• [THE REQUEST] Omit the images, then print each record below exactly as it reads.

• [Records excerpted from a collection]
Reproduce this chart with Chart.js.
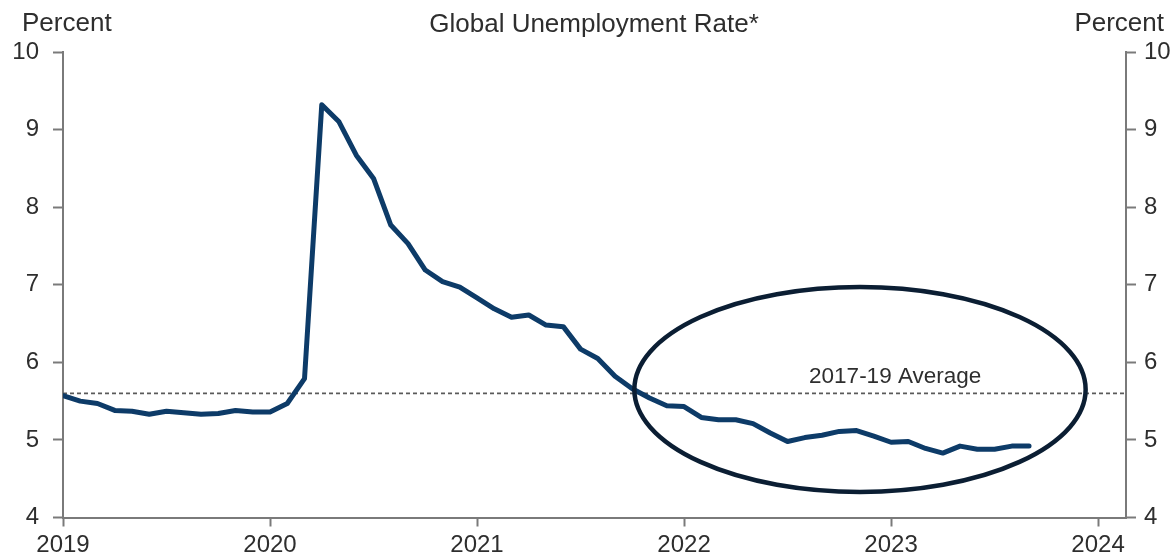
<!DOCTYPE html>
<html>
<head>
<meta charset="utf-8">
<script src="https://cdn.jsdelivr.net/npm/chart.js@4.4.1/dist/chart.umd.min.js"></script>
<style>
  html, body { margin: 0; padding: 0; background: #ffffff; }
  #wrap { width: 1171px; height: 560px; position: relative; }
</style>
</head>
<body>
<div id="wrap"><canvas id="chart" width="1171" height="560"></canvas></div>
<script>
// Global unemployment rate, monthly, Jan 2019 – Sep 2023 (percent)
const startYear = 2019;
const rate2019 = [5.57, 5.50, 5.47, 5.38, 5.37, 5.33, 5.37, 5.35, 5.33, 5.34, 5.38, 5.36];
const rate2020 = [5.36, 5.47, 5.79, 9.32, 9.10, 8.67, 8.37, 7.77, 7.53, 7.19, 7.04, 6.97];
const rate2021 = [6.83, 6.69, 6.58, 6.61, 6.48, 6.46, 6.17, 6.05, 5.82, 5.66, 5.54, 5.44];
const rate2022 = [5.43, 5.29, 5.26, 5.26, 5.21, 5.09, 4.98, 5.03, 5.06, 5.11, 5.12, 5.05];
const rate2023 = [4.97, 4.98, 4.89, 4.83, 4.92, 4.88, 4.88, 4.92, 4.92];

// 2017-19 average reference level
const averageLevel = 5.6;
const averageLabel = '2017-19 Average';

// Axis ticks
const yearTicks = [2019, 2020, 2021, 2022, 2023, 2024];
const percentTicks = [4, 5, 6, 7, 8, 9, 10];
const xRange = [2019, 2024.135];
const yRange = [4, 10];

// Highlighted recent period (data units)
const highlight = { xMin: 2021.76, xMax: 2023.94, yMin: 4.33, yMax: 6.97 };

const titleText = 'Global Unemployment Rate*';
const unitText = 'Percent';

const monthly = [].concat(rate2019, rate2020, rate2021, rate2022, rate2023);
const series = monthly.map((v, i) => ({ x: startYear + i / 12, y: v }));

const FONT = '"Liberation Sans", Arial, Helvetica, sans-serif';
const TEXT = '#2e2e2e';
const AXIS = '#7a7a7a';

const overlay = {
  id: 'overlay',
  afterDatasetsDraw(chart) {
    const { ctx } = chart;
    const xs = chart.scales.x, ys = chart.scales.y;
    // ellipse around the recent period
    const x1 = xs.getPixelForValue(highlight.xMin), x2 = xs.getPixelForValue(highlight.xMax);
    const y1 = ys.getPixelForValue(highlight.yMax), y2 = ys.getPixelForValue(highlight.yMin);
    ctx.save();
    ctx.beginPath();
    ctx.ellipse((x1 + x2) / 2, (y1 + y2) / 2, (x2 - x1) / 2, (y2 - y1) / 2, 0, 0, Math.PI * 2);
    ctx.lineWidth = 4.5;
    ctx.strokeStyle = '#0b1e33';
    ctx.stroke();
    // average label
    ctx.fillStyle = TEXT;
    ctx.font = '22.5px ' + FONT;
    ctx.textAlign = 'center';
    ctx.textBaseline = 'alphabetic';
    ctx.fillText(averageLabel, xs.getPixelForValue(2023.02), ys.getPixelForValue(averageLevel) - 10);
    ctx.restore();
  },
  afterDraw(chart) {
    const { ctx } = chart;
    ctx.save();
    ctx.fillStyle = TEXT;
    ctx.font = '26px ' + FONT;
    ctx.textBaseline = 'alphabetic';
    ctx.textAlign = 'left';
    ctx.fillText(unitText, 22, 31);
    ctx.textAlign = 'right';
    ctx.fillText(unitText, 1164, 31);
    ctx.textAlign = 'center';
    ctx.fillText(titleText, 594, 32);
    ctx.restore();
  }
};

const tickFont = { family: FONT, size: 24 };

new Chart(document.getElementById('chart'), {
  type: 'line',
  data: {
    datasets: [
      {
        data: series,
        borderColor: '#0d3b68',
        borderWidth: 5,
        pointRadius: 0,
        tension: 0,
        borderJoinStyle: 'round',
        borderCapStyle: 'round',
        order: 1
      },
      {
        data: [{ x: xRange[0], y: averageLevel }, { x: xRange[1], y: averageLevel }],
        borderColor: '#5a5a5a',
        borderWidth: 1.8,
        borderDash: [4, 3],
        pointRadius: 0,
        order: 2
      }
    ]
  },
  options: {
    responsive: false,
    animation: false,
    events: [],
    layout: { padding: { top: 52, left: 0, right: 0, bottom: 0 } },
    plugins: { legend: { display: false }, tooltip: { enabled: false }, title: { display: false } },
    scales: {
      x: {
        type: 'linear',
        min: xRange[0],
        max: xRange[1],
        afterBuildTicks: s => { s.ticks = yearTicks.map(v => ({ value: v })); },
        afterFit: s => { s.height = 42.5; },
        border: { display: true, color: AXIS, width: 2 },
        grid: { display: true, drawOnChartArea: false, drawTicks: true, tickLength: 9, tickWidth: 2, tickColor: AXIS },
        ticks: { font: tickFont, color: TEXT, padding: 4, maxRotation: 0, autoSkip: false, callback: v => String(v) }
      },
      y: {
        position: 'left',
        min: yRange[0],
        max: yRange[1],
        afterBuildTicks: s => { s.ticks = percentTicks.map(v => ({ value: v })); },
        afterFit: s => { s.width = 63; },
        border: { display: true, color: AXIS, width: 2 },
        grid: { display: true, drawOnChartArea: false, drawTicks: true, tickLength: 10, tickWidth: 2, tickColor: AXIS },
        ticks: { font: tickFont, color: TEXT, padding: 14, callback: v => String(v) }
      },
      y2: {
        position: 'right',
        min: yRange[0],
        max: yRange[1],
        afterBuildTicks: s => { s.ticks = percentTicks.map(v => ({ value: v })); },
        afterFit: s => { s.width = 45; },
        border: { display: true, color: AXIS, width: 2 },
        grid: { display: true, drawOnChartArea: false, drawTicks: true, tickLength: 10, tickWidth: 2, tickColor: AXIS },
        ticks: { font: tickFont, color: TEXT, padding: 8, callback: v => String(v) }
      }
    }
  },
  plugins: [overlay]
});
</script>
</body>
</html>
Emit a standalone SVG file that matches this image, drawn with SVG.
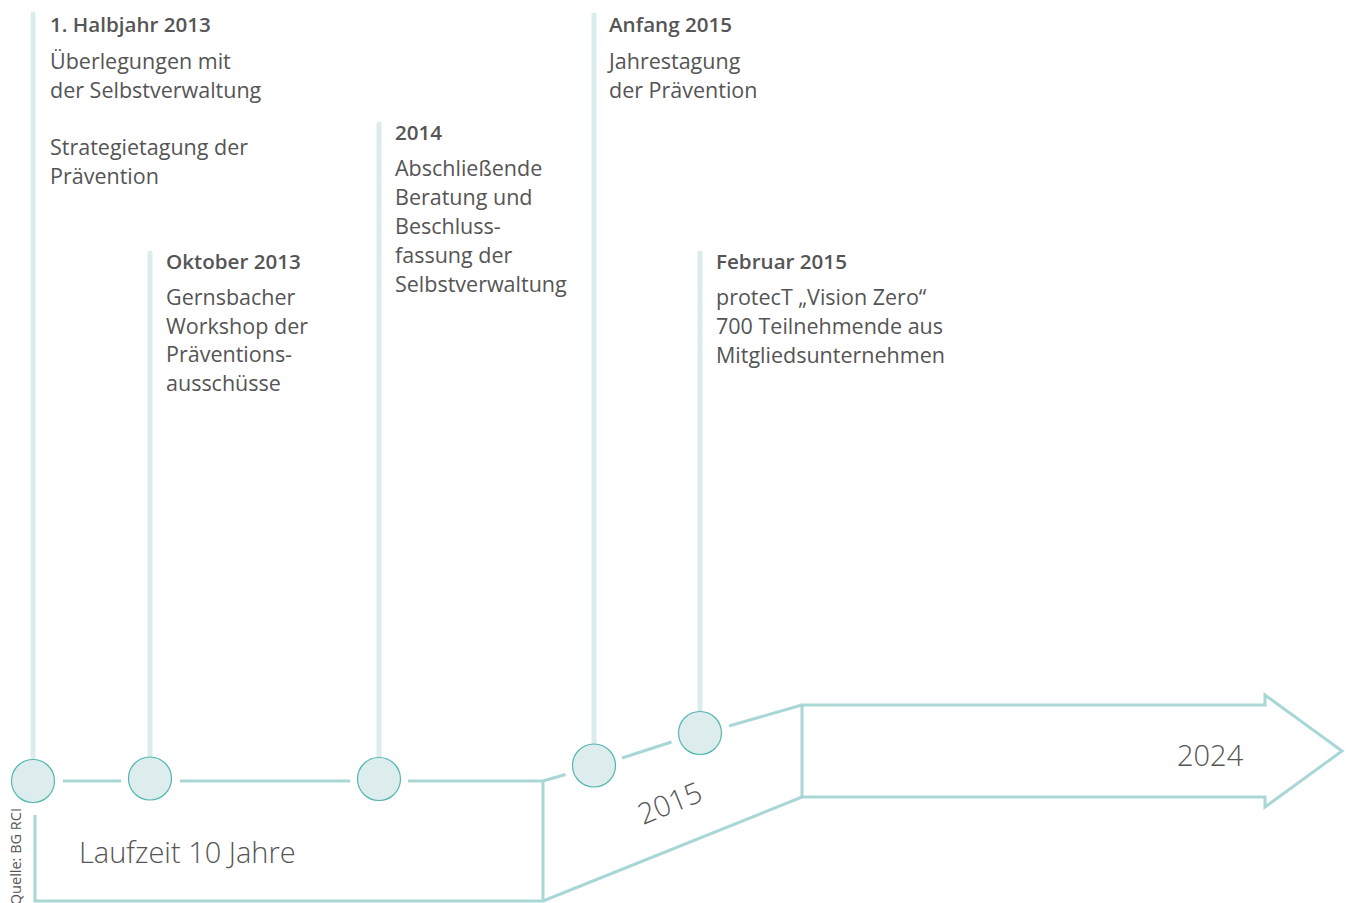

• [TASK RESPONSE]
Reproduce this chart with Chart.js.
<!DOCTYPE html>
<html>
<head>
<meta charset="utf-8">
<script src="https://cdn.jsdelivr.net/npm/chart.js@4.4.1/dist/chart.umd.min.js"></script>
<style>
  html, body { margin: 0; padding: 0; background: #ffffff; }
  #wrap { width: 1171px; height: 560px; position: relative; }
</style>
</head>
<body>
<div id="wrap"><canvas id="chart" width="1171" height="560"></canvas></div>
<script>
// Global unemployment rate, monthly, Jan 2019 – Sep 2023 (percent)
const startYear = 2019;
const rate2019 = [5.57, 5.50, 5.47, 5.38, 5.37, 5.33, 5.37, 5.35, 5.33, 5.34, 5.38, 5.36];
const rate2020 = [5.36, 5.47, 5.79, 9.32, 9.10, 8.67, 8.37, 7.77, 7.53, 7.19, 7.04, 6.97];
const rate2021 = [6.83, 6.69, 6.58, 6.61, 6.48, 6.46, 6.17, 6.05, 5.82, 5.66, 5.54, 5.44];
const rate2022 = [5.43, 5.29, 5.26, 5.26, 5.21, 5.09, 4.98, 5.03, 5.06, 5.11, 5.12, 5.05];
const rate2023 = [4.97, 4.98, 4.89, 4.83, 4.92, 4.88, 4.88, 4.92, 4.92];

// 2017-19 average reference level
const averageLevel = 5.6;
const averageLabel = '2017-19 Average';

// Axis ticks
const yearTicks = [2019, 2020, 2021, 2022, 2023, 2024];
const percentTicks = [4, 5, 6, 7, 8, 9, 10];
const xRange = [2019, 2024.135];
const yRange = [4, 10];

// Highlighted recent period (data units)
const highlight = { xMin: 2021.76, xMax: 2023.94, yMin: 4.33, yMax: 6.97 };

const titleText = 'Global Unemployment Rate*';
const unitText = 'Percent';

const monthly = [].concat(rate2019, rate2020, rate2021, rate2022, rate2023);
const series = monthly.map((v, i) => ({ x: startYear + i / 12, y: v }));

const FONT = '"Liberation Sans", Arial, Helvetica, sans-serif';
const TEXT = '#2e2e2e';
const AXIS = '#7a7a7a';

const overlay = {
  id: 'overlay',
  afterDatasetsDraw(chart) {
    const { ctx } = chart;
    const xs = chart.scales.x, ys = chart.scales.y;
    // ellipse around the recent period
    const x1 = xs.getPixelForValue(highlight.xMin), x2 = xs.getPixelForValue(highlight.xMax);
    const y1 = ys.getPixelForValue(highlight.yMax), y2 = ys.getPixelForValue(highlight.yMin);
    ctx.save();
    ctx.beginPath();
    ctx.ellipse((x1 + x2) / 2, (y1 + y2) / 2, (x2 - x1) / 2, (y2 - y1) / 2, 0, 0, Math.PI * 2);
    ctx.lineWidth = 4.5;
    ctx.strokeStyle = '#0b1e33';
    ctx.stroke();
    // average label
    ctx.fillStyle = TEXT;
    ctx.font = '22.5px ' + FONT;
    ctx.textAlign = 'center';
    ctx.textBaseline = 'alphabetic';
    ctx.fillText(averageLabel, xs.getPixelForValue(2023.02), ys.getPixelForValue(averageLevel) - 10);
    ctx.restore();
  },
  afterDraw(chart) {
    const { ctx } = chart;
    ctx.save();
    ctx.fillStyle = TEXT;
    ctx.font = '26px ' + FONT;
    ctx.textBaseline = 'alphabetic';
    ctx.textAlign = 'left';
    ctx.fillText(unitText, 22, 31);
    ctx.textAlign = 'right';
    ctx.fillText(unitText, 1164, 31);
    ctx.textAlign = 'center';
    ctx.fillText(titleText, 594, 32);
    ctx.restore();
  }
};

const tickFont = { family: FONT, size: 24 };

new Chart(document.getElementById('chart'), {
  type: 'line',
  data: {
    datasets: [
      {
        data: series,
        borderColor: '#0d3b68',
        borderWidth: 5,
        pointRadius: 0,
        tension: 0,
        borderJoinStyle: 'round',
        borderCapStyle: 'round',
        order: 1
      },
      {
        data: [{ x: xRange[0], y: averageLevel }, { x: xRange[1], y: averageLevel }],
        borderColor: '#5a5a5a',
        borderWidth: 1.8,
        borderDash: [4, 3],
        pointRadius: 0,
        order: 2
      }
    ]
  },
  options: {
    responsive: false,
    animation: false,
    events: [],
    layout: { padding: { top: 52, left: 0, right: 0, bottom: 0 } },
    plugins: { legend: { display: false }, tooltip: { enabled: false }, title: { display: false } },
    scales: {
      x: {
        type: 'linear',
        min: xRange[0],
        max: xRange[1],
        afterBuildTicks: s => { s.ticks = yearTicks.map(v => ({ value: v })); },
        afterFit: s => { s.height = 42.5; },
        border: { display: true, color: AXIS, width: 2 },
        grid: { display: true, drawOnChartArea: false, drawTicks: true, tickLength: 9, tickWidth: 2, tickColor: AXIS },
        ticks: { font: tickFont, color: TEXT, padding: 4, maxRotation: 0, autoSkip: false, callback: v => String(v) }
      },
      y: {
        position: 'left',
        min: yRange[0],
        max: yRange[1],
        afterBuildTicks: s => { s.ticks = percentTicks.map(v => ({ value: v })); },
        afterFit: s => { s.width = 63; },
        border: { display: true, color: AXIS, width: 2 },
        grid: { display: true, drawOnChartArea: false, drawTicks: true, tickLength: 10, tickWidth: 2, tickColor: AXIS },
        ticks: { font: tickFont, color: TEXT, padding: 14, callback: v => String(v) }
      },
      y2: {
        position: 'right',
        min: yRange[0],
        max: yRange[1],
        afterBuildTicks: s => { s.ticks = percentTicks.map(v => ({ value: v })); },
        afterFit: s => { s.width = 45; },
        border: { display: true, color: AXIS, width: 2 },
        grid: { display: true, drawOnChartArea: false, drawTicks: true, tickLength: 10, tickWidth: 2, tickColor: AXIS },
        ticks: { font: tickFont, color: TEXT, padding: 8, callback: v => String(v) }
      }
    }
  },
  plugins: [overlay]
});
</script>
</body>
</html>
Emit a standalone SVG file that matches this image, drawn with SVG.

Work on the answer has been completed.